Agent Governance: The Missing Layer in Enterprise AI

Why enterprises need governance before scale, and how to build trust boundaries for 1P and 3P AI agents.

The Governance Gap

Every enterprise wants AI agents. Few are ready to deploy them safely. The gap isn't in AI capability — it's in governance. Companies are building agents that can read internal documents, call APIs, take actions on behalf of users, and interact with customers — without the infrastructure to audit, control, or constrain what those agents do.

This is the governance gap, and it's the biggest blocker to enterprise AI adoption at scale. I've seen it from both sides — building the Teams AI SDK at Microsoft (where governance was a first-class requirement) and now at Zoom's Chat AI platform (where we're designing governance for a multi-agent ecosystem).

Why Governance Must Come Before Scale

The instinct is to ship fast and add governance later. This is backwards for three reasons:

Trust is a prerequisite, not a feature. Enterprise buyers — CISOs, compliance teams, legal — will block agent deployment if they can't answer basic questions: What data can this agent access? What actions can it take? Who approved it? Can we audit its decisions? If you can't answer these before deployment, you don't deploy.

Retrofitting governance is exponentially harder. Agents built without governance guardrails develop patterns that are difficult to constrain later — hardcoded API access, ungoverned tool use, opaque decision chains. Building governance in from day one is 10x cheaper than retrofitting it.
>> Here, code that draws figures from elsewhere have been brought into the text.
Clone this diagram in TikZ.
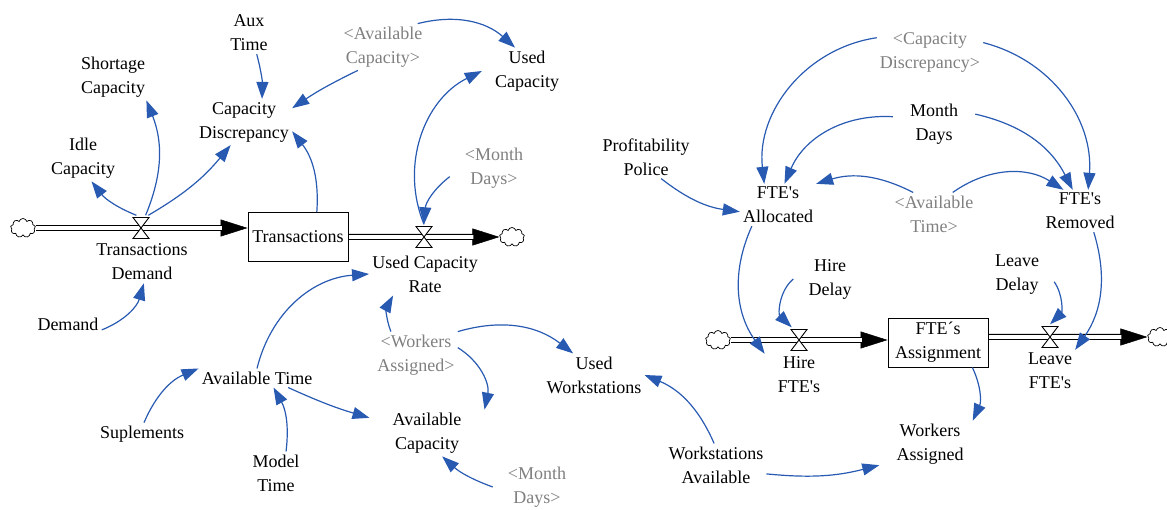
\documentclass[tikz,border=0pt]{standalone}
\usepackage{fontspec}
\setmainfont{Liberation Serif}[Ligatures=TeXOff]
\usepackage{tikz}
\usetikzlibrary{positioning,arrows.meta,shapes.symbols,backgrounds}
\definecolor{linkblue}{RGB}{40,90,178}
\definecolor{shadowgray}{RGB}{128,128,128}
\tikzset{
  var/.style={align=center, inner sep=3pt},
  shadowvar/.style={var, text=shadowgray},
  stock/.style={draw, fill=white, line width=0.9pt, minimum width=100pt, minimum height=49pt, align=center, inner sep=1pt},
  valve/.style={minimum width=20pt, minimum height=25pt, inner sep=0pt,
    path picture={\filldraw[fill=white, line width=0.9pt]
      ([shift={(-8pt,10.5pt)}]path picture bounding box.center) -- ([shift={(8pt,10.5pt)}]path picture bounding box.center)
      -- ([shift={(-8pt,-10.5pt)}]path picture bounding box.center) -- ([shift={(8pt,-10.5pt)}]path picture bounding box.center) -- cycle;}},
  source/.style={cloud, cloud puffs=9, cloud ignores aspect, draw, fill=white, line width=0.7pt, minimum width=25pt, minimum height=19pt, inner sep=0pt},
  pipe/.style={double, double distance=3.6pt, line width=1.2pt, shorten >=26pt},
  pipetip/.style={line width=0.5pt, -{Triangle[length=27pt,width=17pt]}},
  link/.style={draw=linkblue, line width=1.2pt, -{Triangle[length=17pt,width=12pt]}}
}
\begin{document}
\begin{tikzpicture}[x=1pt, y=-1pt, every edge/.style={link},
    every node/.style={font=\fontsize{18}{24}\selectfont}]
  \useasboundingbox (0,0) rectangle (1167,510);
  % transactions side
  \node[source] (src1) at (23,228) {};
  \node[valve] (v1) at (141,228) {};
  \node[var] (td) at (142,262) {Transactions\\Demand};
  \node[stock] (trans) at (298,237) {Transactions};
  \node[valve] (v2) at (424,237) {};
  \node[var] (ucr) at (425,274) {Used Capacity\\Rate};
  \node[source] (snk1) at (512,237) {};
  \node[var] (idle) at (83,158) {Idle\\Capacity};
  \node[var] (short) at (113,77) {Shortage\\Capacity};
  \node[var] (capdisc) at (244,122) {Capacity\\Discrepancy};
  \node[var] (aux) at (249,33) {Aux\\Time};
  \node[shadowvar] (avcap1) at (383,47) {<Available\\Capacity>};
  \node[var] (usedcap) at (527,71) {Used\\Capacity};
  \node[shadowvar] (md1) at (494,168) {<Month\\Days>};
  \node[var] (demand) at (68,324) {Demand};
  \node[var] (avtime) at (257,378) {Available Time};
  \node[var] (sup) at (142,434) {Suplements};
  \node[var] (modtime) at (276,473) {Model\\Time};
  \node[shadowvar] (wa1) at (416,355) {<Workers\\Assigned>};
  \node[var] (usedws) at (594,375) {Used\\Workstations};
  \node[var] (avcap2) at (427,433) {Available\\Capacity};
  \node[shadowvar] (md2) at (537,487) {<Month\\Days>};
  \node[var] (wsa) at (716,465) {Workstations\\Available};
  % staff side
  \node[var] (prof) at (646,157) {Profitability\\Police};
  \node[shadowvar] (capdisc2) at (930,52) {<Capacity\\Discrepancy>};
  \node[var] (md3) at (934,124) {Month\\Days};
  \node[var] (alloc) at (778,205) {FTE's\\Allocated};
  \node[shadowvar] (avtime2) at (934,214) {<Available\\Time>};
  \node[var] (removed) at (1080,211) {FTE's\\Removed};
  \node[var] (hdelay) at (830,279) {Hire\\Delay};
  \node[var] (ldelay) at (1017,275) {Leave\\Delay};
  \node[source] (src2) at (718,340) {};
  \node[valve] (v3) at (799,340) {};
  \node[var] (hire) at (799,375) {Hire\\FTE's};
  \node[stock] (assign) at (938,342.5) {FTE´s\\Assignment};
  \node[valve] (v4) at (1050,337) {};
  \node[var] (leave) at (1050,371) {Leave\\FTE's};
  \node[source] (snk2) at (1160,337) {};
  \node[var] (workers) at (930,444) {Workers\\Assigned};

  \begin{scope}[on background layer]
    \draw[pipetip] (v1) -- (src1 -| trans.west);
    \draw[pipe] (src1) -- (src1 -| trans.west);
    \draw[pipetip] (v2) -- (snk1);
    \draw[pipe] (trans.east |- v2) -- (snk1);
    \draw[pipetip] (v3) -- (src2 -| assign.west);
    \draw[pipe] (src2) -- (src2 -| assign.west);
    \draw[pipetip] (v4) -- (snk2);
    \draw[pipe] (assign.east |- v4) -- (snk2);
  \end{scope}

  \path
    (v1.110) edge[bend left=15] (idle.-70)
    (v1.70) edge[bend right=22] (short.-35)
    (v1.60) edge[bend right=10] (capdisc.-120)
    (trans.53) edge[bend right=21] (capdisc.-11)
    (aux.-70) edge[bend left=8] (capdisc.52)
    (avcap1.-137) edge[bend right=4] (capdisc.16)
    (avcap1.34) edge[bend left=28] (usedcap.117)
    (v2.north) edge[bend left=43] ([xshift=-10pt]usedcap.west)
    ([xshift=-12pt]md1.-165) edge[bend right=24] (v2.north)
    (demand.-10) edge[bend right=26] (td.-85)
    (avtime.north) edge[bend left=36] (ucr.west)
    (wa1.137) edge[bend left=25] (ucr.-146)
    (wa1.north east) edge[bend left=27] (usedws.134)
    (wa1.10) edge[bend left=35] ([xshift=20pt]avcap2.north east)
    (sup.80) edge[bend left=22] (avtime.north west)
    (modtime.65) edge[bend right=18] (avtime.-30)
    (avtime.-17) edge[bend right=4] ([xshift=-20pt]avcap2.158)
    ([xshift=-12pt]md2.west) edge[bend left=11] (avcap2.-57)
    (wsa.95) edge[bend right=22] (usedws.east)
    (wsa.-10) edge[bend right=10] ([xshift=-14pt]workers.-150)
    (assign.-36) edge[bend left=25] ([xshift=6pt]workers.north east);

  \path
    (prof.-55) edge[bend right=15] (alloc.190)
    (capdisc2.165) edge[bend right=44] (alloc.123)
    (capdisc2.10) edge[bend left=40] (removed.69)
    ([xshift=-14pt]md3.165) edge[bend right=35] (alloc.73)
    ([xshift=14pt]md3.20) edge[bend left=25] (removed.109)
    (avtime2.134) edge[bend right=22] (alloc.north east)
    (avtime2.49) edge[bend left=34] (removed.128)
    (alloc.-141) edge[bend right=30] ([xshift=-10pt]hire.north west)
    ([xshift=-12pt]hdelay.west) edge[bend right=48] (v3.120)
    ([xshift=12pt]ldelay.-15) edge[bend left=40] (v4.north)
    (removed.-57) edge[bend left=26] (leave.north east);
\end{tikzpicture}
\end{document}
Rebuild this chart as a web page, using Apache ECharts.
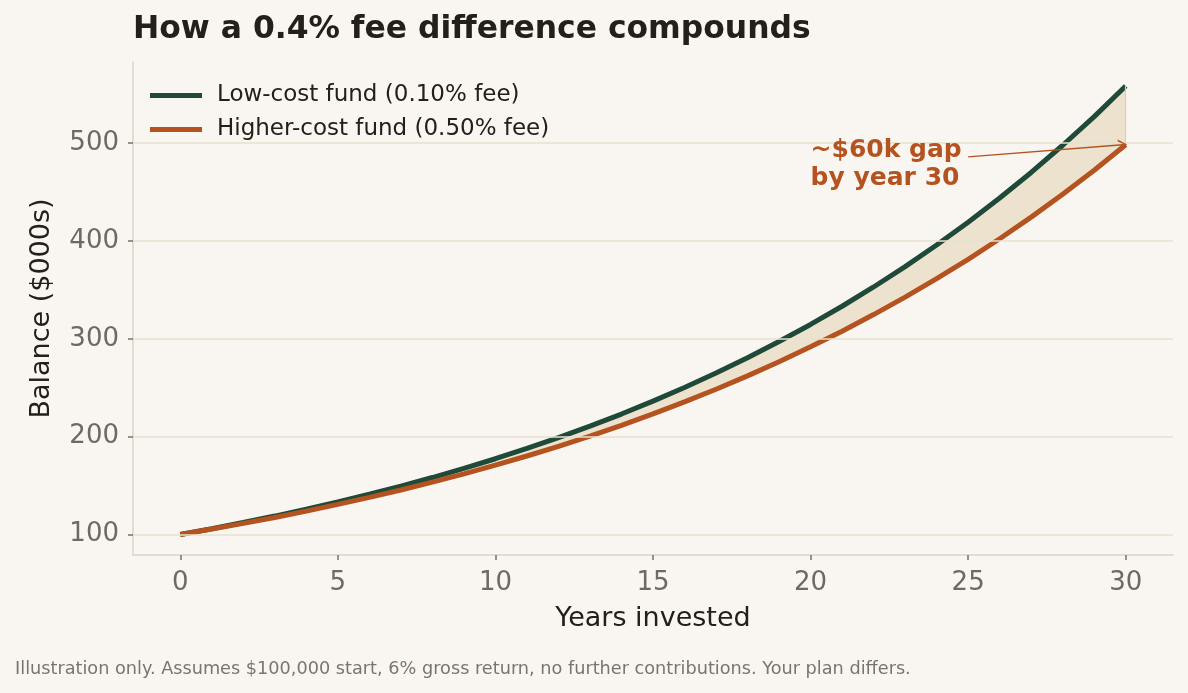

Governance enables velocity. This is counterintuitive but real. Teams with clear governance frameworks deploy agents faster because they don't get stuck in security review cycles. Pre-approved trust boundaries, standard audit patterns, and compliance templates turn a 6-week review into a 2-day checklist.

The Three Pillars

1. Compliance and Auditability

Every agent action should produce an auditable record: what was the input, what tools were called, what data was accessed, what output was generated, and what decision was made. This isn't just logging — it's structured, queryable audit trails that compliance teams can review.

At Microsoft, we built compliance controls directly into the Teams AI SDK — content moderation middleware, PII detection, and conversation logging that met enterprise data residency requirements. Developers got these for free by using the SDK. They didn't have to build compliance infrastructure themselves.

2. Human-in-the-Loop as a Product Feature

The most powerful governance mechanism isn't a technology — it's a human who can say "wait." Human-in-the-loop (HITL) isn't a safety fallback; it's a product feature that enterprises demand.

Effective HITL means designing agent UX where high-stakes actions require explicit human approval. Not a confirmation dialog that users click through reflexively, but genuine decision points where the agent presents its reasoning and the human makes the call.

The design challenge is making HITL seamless enough that it doesn't destroy the value proposition of automation, while meaningful enough that it actually catches problems.

3. 1P vs 3P Trust Boundaries

Not all agents are created equal. First-party agents (built by the platform) operate with different trust levels than third-party agents (built by partners or customers). This distinction needs to be architecturally enforced, not just policy-enforced.

At both Microsoft and Zoom, the platform question is the same: how do you let third-party agents access enough platform capability to be useful, while preventing them from accessing data or taking actions they shouldn't?

The answer is layered trust boundaries:

  • Capability scoping: 3P agents declare what tools and data they need; the platform enforces those boundaries at runtime
  • Data isolation: 3P agents operate in sandboxed contexts and cannot access data outside their granted scope
  • Action approval: High-impact actions from 3P agents require additional user or admin consent
  • Revocability: Enterprise admins can disable any 3P agent instantly, with full audit trail

Building Governance Into Your Platform

If you're building an enterprise AI agent platform, governance isn't optional — it's the product.

Make governance the default. Audit logging, content moderation, and trust boundaries should be built into the SDK, not left to individual developers. If governance requires extra work, developers will skip it.

Design for the CISO, not just the developer. Your developer experience gets you adoption. Your governance story gets you enterprise procurement. Both matter.

Treat trust boundaries as APIs. Trust policies should be declarative, versionable, and testable — not embedded in application logic. This lets security teams review and update policies without redeploying agents.

Ship governance dashboards, not just controls. Enterprise admins need visibility: which agents are deployed, what data they're accessing, what actions they're taking, and whether any policy violations have occurred. Controls without visibility are controls nobody trusts.

The companies that get governance right will be the ones that scale enterprise AI. Everyone else will stay stuck in pilot programs.